WHAT YOU NEED TO DO:
Reproduce the lines of the material exactly, excluding every image.

RAW DATA:

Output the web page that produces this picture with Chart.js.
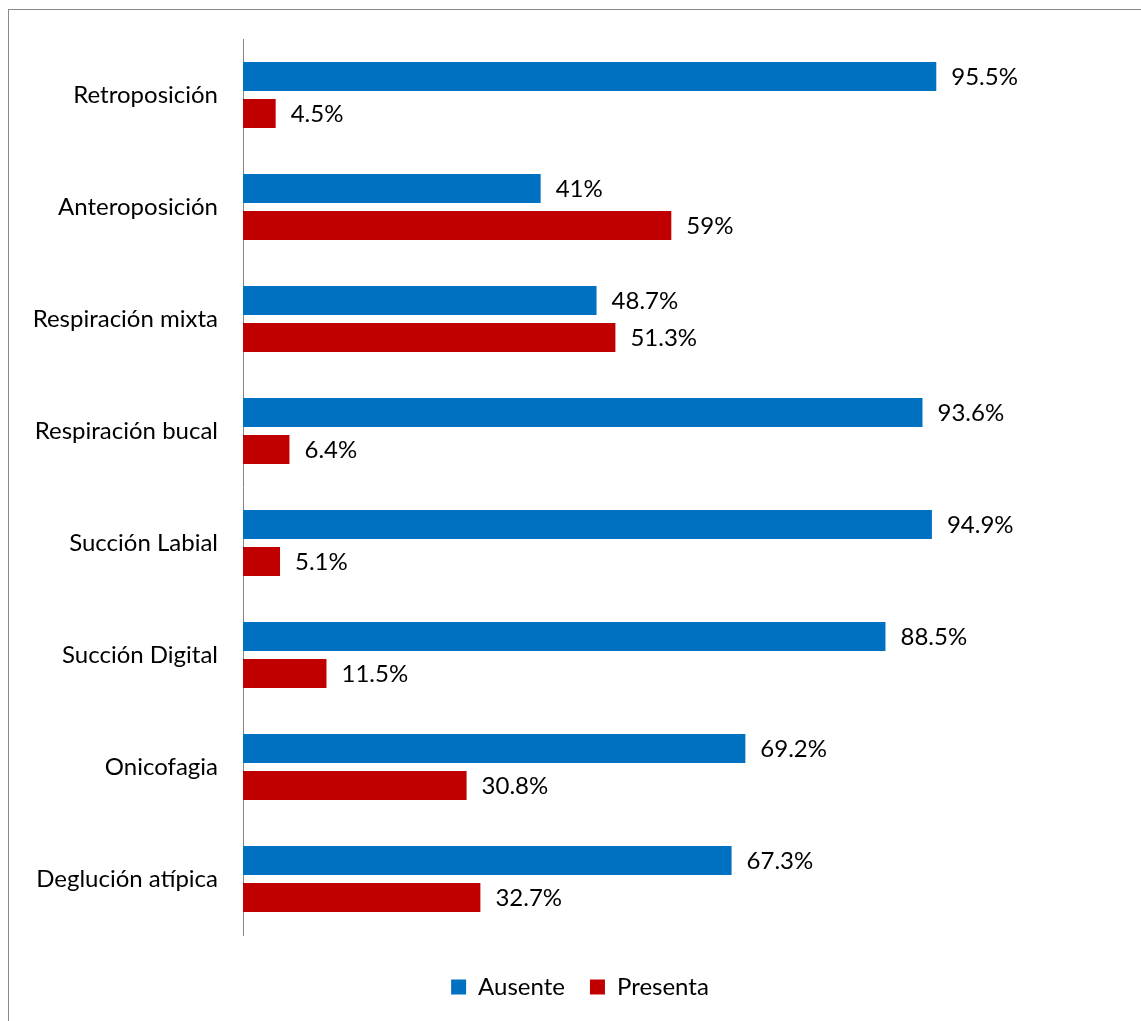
<!DOCTYPE html>
<html>
<head>
<meta charset="utf-8">
<script src="https://cdn.jsdelivr.net/npm/chart.js@4/dist/chart.umd.min.js"></script>
<style>
  html, body { margin: 0; padding: 0; background: #fff; overflow: hidden; }
  #frame {
    position: absolute; left: 8px; top: 9px;
    width: 2000px; height: 2000px;
    border-top: 1px solid #8a8a8a; border-left: 1px solid #8a8a8a;
  }
  #habitsChart { position: absolute; left: 0; top: 0; }
</style>
</head>
<body>
<div id="frame"></div>
<canvas id="habitsChart" width="1141" height="1021"></canvas>
<script>
const categories = [
    'Retroposición',
    'Anteroposición',
    'Respiración mixta',
    'Respiración bucal',
    'Succión Labial',
    'Succión Digital',
    'Onicofagia',
    'Deglución atípica'
];
const ausente = [95.5, 41, 48.7, 93.6, 94.9, 88.5, 69.2, 67.3];
const presenta = [4.5, 59, 51.3, 6.4, 5.1, 11.5, 30.8, 32.7];

const fontFamily = 'Lato, "Open Sans", sans-serif';
const fontSize = 24;

// value labels to the right of every bar
const barLabels = {
    id: 'barLabels',
    afterDatasetsDraw(chart) {
        const ctx = chart.ctx;
        ctx.save();
        ctx.font = fontSize + 'px ' + fontFamily;
        ctx.fillStyle = '#000';
        ctx.textAlign = 'left';
        ctx.textBaseline = 'middle';
        chart.data.datasets.forEach((ds, i) => {
            const meta = chart.getDatasetMeta(i);
            meta.data.forEach((bar, j) => {
                ctx.fillText(ds.data[j] + '%', bar.x + 15, bar.y + 1);
            });
        });
        ctx.restore();
    }
};

const ctx = document.getElementById('habitsChart');
const chart = new Chart(ctx, {
    type: 'bar',
    data: {
        labels: categories,
        datasets: [{
            label: 'Ausente',
            data: ausente,
            backgroundColor: '#0070C0',
            borderWidth: 0
        }, {
            label: 'Presenta',
            data: presenta,
            backgroundColor: '#C00000',
            borderWidth: 0
        }]
    },
    options: {
        indexAxis: 'y',
        responsive: false,
        animation: false,
        devicePixelRatio: 1,
        categoryPercentage: 0.66,
        barPercentage: 0.784,
        layout: {
            padding: { left: 19, top: 39, right: 0, bottom: 12 }
        },
        scales: {
            x: {
                min: 0,
                // leaves room on the right for the value labels
                max: 123.7,
                ticks: { display: false },
                grid: { display: false },
                border: { display: false },
                afterFit: function(scale) {
                    scale.height = 15;
                }
            },
            y: {
                grid: { display: false },
                border: { color: '#868686', width: 1 },
                ticks: {
                    padding: 17,
                    color: '#000',
                    font: { size: fontSize, family: fontFamily }
                },
                afterFit: function(scale) {
                    scale.width = 224;
                }
            }
        },
        plugins: {
            legend: {
                position: 'bottom',
                labels: {
                    boxWidth: 15,
                    boxHeight: 15,
                    padding: 25,
                    color: '#000',
                    font: { size: fontSize, family: fontFamily }
                }
            },
            tooltip: { enabled: false }
        }
    },
    plugins: [barLabels]
});
</script>
</body>
</html>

ANSWER IN FULL:
Output the web page that produces this picture with Chart.js.
<!DOCTYPE html>
<html>
<head>
<meta charset="utf-8">
<script src="https://cdn.jsdelivr.net/npm/chart.js@4/dist/chart.umd.min.js"></script>
<style>
  html, body { margin: 0; padding: 0; background: #fff; overflow: hidden; }
  #frame {
    position: absolute; left: 8px; top: 9px;
    width: 2000px; height: 2000px;
    border-top: 1px solid #8a8a8a; border-left: 1px solid #8a8a8a;
  }
  #habitsChart { position: absolute; left: 0; top: 0; }
</style>
</head>
<body>
<div id="frame"></div>
<canvas id="habitsChart" width="1141" height="1021"></canvas>
<script>
const categories = [
    'Retroposición',
    'Anteroposición',
    'Respiración mixta',
    'Respiración bucal',
    'Succión Labial',
    'Succión Digital',
    'Onicofagia',
    'Deglución atípica'
];
const ausente = [95.5, 41, 48.7, 93.6, 94.9, 88.5, 69.2, 67.3];
const presenta = [4.5, 59, 51.3, 6.4, 5.1, 11.5, 30.8, 32.7];

const fontFamily = 'Lato, "Open Sans", sans-serif';
const fontSize = 24;

// value labels to the right of every bar
const barLabels = {
    id: 'barLabels',
    afterDatasetsDraw(chart) {
        const ctx = chart.ctx;
        ctx.save();
        ctx.font = fontSize + 'px ' + fontFamily;
        ctx.fillStyle = '#000';
        ctx.textAlign = 'left';
        ctx.textBaseline = 'middle';
        chart.data.datasets.forEach((ds, i) => {
            const meta = chart.getDatasetMeta(i);
            meta.data.forEach((bar, j) => {
                ctx.fillText(ds.data[j] + '%', bar.x + 15, bar.y + 1);
            });
        });
        ctx.restore();
    }
};

const ctx = document.getElementById('habitsChart');
const chart = new Chart(ctx, {
    type: 'bar',
    data: {
        labels: categories,
        datasets: [{
            label: 'Ausente',
            data: ausente,
            backgroundColor: '#0070C0',
            borderWidth: 0
        }, {
            label: 'Presenta',
            data: presenta,
            backgroundColor: '#C00000',
            borderWidth: 0
        }]
    },
    options: {
        indexAxis: 'y',
        responsive: false,
        animation: false,
        devicePixelRatio: 1,
        categoryPercentage: 0.66,
        barPercentage: 0.784,
        layout: {
            padding: { left: 19, top: 39, right: 0, bottom: 12 }
        },
        scales: {
            x: {
                min: 0,
                // leaves room on the right for the value labels
                max: 123.7,
                ticks: { display: false },
                grid: { display: false },
                border: { display: false },
                afterFit: function(scale) {
                    scale.height = 15;
                }
            },
            y: {
                grid: { display: false },
                border: { color: '#868686', width: 1 },
                ticks: {
                    padding: 17,
                    color: '#000',
                    font: { size: fontSize, family: fontFamily }
                },
                afterFit: function(scale) {
                    scale.width = 224;
                }
            }
        },
        plugins: {
            legend: {
                position: 'bottom',
                labels: {
                    boxWidth: 15,
                    boxHeight: 15,
                    padding: 25,
                    color: '#000',
                    font: { size: fontSize, family: fontFamily }
                }
            },
            tooltip: { enabled: false }
        }
    },
    plugins: [barLabels]
});
</script>
</body>
</html>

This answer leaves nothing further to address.